The Chinese government has routinely denounced the 79-year-old and claimed he is trying to break up China. China often pressures foreign countries not to meet with him.
The Dalai Lama insists that he has for many years, campaigned for “meaningful autonomy” for Tibet, but not complete independence.
Mr Obama greeted the Dalai Lama with a bow and described him as a powerful example of “what it means to practice compassion and who inspires us to speak up for the freedom and dignity of all human beings”, the Associated Press reported. The religious leader sat in the front row along with Mr Obama’s senior adviser Valerie Jarrett.
The exchange may still rile China. After the breakfast event was announced, Beijing said it opposed any country meeting with him under any circumstances.

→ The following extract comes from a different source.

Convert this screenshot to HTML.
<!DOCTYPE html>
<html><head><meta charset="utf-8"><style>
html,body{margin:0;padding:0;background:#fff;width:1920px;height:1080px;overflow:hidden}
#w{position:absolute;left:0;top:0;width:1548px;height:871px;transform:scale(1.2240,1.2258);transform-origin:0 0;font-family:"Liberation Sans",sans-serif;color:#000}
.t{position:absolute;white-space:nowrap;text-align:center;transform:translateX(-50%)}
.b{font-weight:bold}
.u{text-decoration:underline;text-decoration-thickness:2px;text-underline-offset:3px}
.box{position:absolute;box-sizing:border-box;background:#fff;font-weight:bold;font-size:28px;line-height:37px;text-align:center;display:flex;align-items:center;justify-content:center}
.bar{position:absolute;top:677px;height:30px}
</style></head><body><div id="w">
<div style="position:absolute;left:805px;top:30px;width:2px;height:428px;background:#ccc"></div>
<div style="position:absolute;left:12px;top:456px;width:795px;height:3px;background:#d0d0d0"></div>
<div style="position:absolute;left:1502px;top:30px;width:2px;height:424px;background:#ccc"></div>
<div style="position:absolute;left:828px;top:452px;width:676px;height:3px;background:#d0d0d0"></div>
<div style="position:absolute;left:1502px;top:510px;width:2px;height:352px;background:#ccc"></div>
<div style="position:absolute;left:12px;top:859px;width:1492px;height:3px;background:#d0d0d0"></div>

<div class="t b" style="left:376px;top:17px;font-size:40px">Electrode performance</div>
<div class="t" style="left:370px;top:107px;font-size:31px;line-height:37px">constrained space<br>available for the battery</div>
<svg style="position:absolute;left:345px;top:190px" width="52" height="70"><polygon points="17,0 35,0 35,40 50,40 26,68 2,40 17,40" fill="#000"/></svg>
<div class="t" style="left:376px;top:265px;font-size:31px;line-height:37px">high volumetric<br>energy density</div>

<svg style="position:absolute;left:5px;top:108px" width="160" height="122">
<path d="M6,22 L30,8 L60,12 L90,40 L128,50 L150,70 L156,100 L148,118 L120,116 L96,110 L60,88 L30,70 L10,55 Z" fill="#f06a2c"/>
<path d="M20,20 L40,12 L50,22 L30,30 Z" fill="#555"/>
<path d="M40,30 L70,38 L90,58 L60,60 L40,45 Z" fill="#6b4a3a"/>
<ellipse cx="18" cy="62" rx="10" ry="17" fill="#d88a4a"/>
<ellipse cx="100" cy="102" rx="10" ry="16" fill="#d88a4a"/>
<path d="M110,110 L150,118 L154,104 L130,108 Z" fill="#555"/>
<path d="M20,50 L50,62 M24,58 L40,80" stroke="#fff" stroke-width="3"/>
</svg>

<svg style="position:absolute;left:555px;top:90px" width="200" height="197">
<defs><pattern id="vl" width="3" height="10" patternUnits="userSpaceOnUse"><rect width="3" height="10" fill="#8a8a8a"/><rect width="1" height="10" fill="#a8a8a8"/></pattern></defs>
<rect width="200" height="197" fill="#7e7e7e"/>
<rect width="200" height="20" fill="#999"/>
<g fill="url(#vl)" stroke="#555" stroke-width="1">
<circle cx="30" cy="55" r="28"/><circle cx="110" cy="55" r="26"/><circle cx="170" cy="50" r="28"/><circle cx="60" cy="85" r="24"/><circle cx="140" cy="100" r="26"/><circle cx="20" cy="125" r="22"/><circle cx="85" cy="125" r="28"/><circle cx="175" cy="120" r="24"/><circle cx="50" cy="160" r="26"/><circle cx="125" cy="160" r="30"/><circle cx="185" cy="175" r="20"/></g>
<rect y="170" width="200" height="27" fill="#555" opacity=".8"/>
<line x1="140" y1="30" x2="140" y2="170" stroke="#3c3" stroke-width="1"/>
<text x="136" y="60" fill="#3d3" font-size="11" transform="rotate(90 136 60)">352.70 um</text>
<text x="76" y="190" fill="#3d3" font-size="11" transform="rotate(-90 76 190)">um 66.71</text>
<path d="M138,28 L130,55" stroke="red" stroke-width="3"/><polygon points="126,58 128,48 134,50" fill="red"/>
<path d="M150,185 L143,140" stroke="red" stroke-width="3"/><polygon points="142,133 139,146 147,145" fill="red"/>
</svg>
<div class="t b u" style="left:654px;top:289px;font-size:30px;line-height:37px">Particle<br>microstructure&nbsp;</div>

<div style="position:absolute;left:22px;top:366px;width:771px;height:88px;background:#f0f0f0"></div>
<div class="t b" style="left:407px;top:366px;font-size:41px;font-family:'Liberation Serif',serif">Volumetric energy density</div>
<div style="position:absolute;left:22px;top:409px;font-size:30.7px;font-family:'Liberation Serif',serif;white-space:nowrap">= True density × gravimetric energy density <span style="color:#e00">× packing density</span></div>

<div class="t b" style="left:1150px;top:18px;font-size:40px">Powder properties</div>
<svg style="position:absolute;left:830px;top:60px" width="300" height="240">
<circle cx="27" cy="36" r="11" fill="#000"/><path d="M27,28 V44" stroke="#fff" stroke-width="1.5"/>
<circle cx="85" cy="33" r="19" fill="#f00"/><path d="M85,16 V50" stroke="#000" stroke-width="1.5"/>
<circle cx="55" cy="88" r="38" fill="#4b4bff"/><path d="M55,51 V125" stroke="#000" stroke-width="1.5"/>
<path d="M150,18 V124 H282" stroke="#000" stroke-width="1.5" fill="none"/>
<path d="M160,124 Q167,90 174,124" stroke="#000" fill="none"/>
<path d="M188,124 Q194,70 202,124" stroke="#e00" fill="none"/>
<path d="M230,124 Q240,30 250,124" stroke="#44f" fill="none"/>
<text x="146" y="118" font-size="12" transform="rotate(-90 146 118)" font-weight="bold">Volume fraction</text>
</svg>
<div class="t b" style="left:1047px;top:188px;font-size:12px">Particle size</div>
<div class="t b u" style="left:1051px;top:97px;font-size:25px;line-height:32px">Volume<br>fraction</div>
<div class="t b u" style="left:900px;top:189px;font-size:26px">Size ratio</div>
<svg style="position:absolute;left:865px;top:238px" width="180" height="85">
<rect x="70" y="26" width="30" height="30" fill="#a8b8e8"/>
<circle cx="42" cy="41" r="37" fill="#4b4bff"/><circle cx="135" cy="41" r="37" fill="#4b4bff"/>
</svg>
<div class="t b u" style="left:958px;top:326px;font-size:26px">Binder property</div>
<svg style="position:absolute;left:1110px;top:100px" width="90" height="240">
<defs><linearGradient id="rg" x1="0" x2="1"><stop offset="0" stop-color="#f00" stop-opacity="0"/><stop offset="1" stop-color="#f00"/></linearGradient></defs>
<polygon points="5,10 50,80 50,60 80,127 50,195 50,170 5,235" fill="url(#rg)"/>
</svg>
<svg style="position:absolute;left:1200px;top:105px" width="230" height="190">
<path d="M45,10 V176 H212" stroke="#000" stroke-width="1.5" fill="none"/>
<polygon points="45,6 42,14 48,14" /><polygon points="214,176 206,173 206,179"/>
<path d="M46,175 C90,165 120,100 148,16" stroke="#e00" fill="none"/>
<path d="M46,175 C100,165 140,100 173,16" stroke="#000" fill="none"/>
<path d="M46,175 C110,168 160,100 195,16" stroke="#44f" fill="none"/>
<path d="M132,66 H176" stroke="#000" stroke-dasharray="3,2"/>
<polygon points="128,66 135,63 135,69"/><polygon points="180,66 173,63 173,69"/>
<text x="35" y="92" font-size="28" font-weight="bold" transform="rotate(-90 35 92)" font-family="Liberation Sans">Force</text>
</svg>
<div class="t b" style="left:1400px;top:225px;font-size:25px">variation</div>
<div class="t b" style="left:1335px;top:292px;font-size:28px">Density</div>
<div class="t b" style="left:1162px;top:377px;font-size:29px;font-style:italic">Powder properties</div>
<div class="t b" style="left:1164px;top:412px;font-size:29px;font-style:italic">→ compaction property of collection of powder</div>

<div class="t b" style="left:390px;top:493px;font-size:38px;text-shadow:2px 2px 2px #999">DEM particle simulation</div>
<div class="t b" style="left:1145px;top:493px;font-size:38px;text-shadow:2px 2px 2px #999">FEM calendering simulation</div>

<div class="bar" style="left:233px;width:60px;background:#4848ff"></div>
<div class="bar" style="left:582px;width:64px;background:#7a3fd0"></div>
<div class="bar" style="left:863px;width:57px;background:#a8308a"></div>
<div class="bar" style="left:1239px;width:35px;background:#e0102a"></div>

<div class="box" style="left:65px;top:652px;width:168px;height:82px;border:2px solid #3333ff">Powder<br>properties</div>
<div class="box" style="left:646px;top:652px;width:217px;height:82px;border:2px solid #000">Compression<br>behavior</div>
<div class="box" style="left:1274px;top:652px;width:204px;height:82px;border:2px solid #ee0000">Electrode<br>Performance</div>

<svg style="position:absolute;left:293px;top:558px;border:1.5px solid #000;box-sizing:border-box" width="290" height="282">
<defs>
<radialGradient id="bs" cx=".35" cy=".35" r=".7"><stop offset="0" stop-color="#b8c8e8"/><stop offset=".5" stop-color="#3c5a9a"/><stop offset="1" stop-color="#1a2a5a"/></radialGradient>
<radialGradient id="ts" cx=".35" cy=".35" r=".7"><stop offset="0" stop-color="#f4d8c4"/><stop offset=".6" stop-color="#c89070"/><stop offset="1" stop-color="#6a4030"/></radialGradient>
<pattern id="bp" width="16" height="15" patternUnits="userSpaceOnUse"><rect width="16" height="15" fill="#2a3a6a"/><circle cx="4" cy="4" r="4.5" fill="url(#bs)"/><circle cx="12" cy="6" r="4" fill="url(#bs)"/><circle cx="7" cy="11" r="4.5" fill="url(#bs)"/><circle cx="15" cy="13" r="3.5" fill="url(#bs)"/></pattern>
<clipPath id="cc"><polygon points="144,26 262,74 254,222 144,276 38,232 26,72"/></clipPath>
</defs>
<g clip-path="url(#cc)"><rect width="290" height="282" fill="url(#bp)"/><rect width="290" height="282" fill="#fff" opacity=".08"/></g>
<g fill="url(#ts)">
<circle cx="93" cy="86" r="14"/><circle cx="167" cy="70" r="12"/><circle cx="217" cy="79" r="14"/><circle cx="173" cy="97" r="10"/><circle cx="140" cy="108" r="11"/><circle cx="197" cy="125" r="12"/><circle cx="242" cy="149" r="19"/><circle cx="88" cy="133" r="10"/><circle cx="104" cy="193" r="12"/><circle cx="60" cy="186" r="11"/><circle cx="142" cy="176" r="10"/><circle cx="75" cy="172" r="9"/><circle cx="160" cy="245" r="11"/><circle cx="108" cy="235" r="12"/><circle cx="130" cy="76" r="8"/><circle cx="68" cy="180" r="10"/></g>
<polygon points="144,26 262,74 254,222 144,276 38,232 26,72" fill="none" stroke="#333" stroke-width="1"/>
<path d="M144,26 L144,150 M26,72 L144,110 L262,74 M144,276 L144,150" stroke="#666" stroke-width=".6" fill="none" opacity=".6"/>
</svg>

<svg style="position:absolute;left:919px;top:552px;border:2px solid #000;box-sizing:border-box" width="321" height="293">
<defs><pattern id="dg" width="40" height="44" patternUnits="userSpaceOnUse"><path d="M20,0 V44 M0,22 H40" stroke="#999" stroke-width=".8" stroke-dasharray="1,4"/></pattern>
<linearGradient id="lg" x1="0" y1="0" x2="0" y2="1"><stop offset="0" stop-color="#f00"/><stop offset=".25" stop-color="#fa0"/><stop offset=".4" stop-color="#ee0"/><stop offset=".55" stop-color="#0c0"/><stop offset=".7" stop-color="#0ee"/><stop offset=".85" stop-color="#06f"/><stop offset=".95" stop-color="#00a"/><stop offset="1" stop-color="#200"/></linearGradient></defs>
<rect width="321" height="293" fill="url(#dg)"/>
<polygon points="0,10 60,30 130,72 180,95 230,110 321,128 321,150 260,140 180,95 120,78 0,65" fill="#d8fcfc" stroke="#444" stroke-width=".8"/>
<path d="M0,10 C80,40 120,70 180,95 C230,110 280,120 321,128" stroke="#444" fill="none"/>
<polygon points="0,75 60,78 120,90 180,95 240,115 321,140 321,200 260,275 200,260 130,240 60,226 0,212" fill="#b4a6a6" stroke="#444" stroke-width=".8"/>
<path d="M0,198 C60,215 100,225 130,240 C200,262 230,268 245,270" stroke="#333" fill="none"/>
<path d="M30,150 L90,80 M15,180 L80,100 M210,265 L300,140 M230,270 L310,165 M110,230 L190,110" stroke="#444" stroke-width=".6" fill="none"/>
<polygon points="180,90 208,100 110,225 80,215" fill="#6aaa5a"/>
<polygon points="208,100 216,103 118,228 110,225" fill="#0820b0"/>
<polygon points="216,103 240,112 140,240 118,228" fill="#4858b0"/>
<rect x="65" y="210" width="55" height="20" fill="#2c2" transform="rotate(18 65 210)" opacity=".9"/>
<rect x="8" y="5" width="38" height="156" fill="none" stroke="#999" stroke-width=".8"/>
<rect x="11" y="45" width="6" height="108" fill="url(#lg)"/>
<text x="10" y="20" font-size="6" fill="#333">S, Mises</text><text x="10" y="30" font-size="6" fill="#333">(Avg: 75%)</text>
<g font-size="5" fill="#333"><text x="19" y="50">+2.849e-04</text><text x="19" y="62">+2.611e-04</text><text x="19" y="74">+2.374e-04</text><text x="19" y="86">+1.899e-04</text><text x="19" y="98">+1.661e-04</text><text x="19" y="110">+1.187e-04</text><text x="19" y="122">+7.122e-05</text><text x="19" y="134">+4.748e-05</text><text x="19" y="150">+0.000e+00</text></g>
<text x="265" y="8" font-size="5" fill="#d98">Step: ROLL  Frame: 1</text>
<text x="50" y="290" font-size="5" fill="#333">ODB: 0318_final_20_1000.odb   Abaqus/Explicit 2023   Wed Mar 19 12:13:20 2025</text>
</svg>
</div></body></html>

Before the event, an English-language commentary issued by the state-run Xinhua news agency, which while not a formal statement offers a reflection of Beijing's thinking, warned against any encounter.
At the event, Mr Obama echoed some of the monk's own teachings, calling for religious tolerance. “We see faith driving us to do right but we also see faith being twisted and distorted, used as a wedge or, worse, sometimes used as a weapon,” he said.
Campaigners for Tibet said they were pleased the Dalai Lama had been invited to the breakfast but despaired over Beijing’s comments.
“The attendance of His Holiness the Dalai Lama at the [breakfast] is indicative of his significance as a moral and religious leader to both the American government and the American people,” said Matteo Mecacci, President of the International Campaign for Tibet.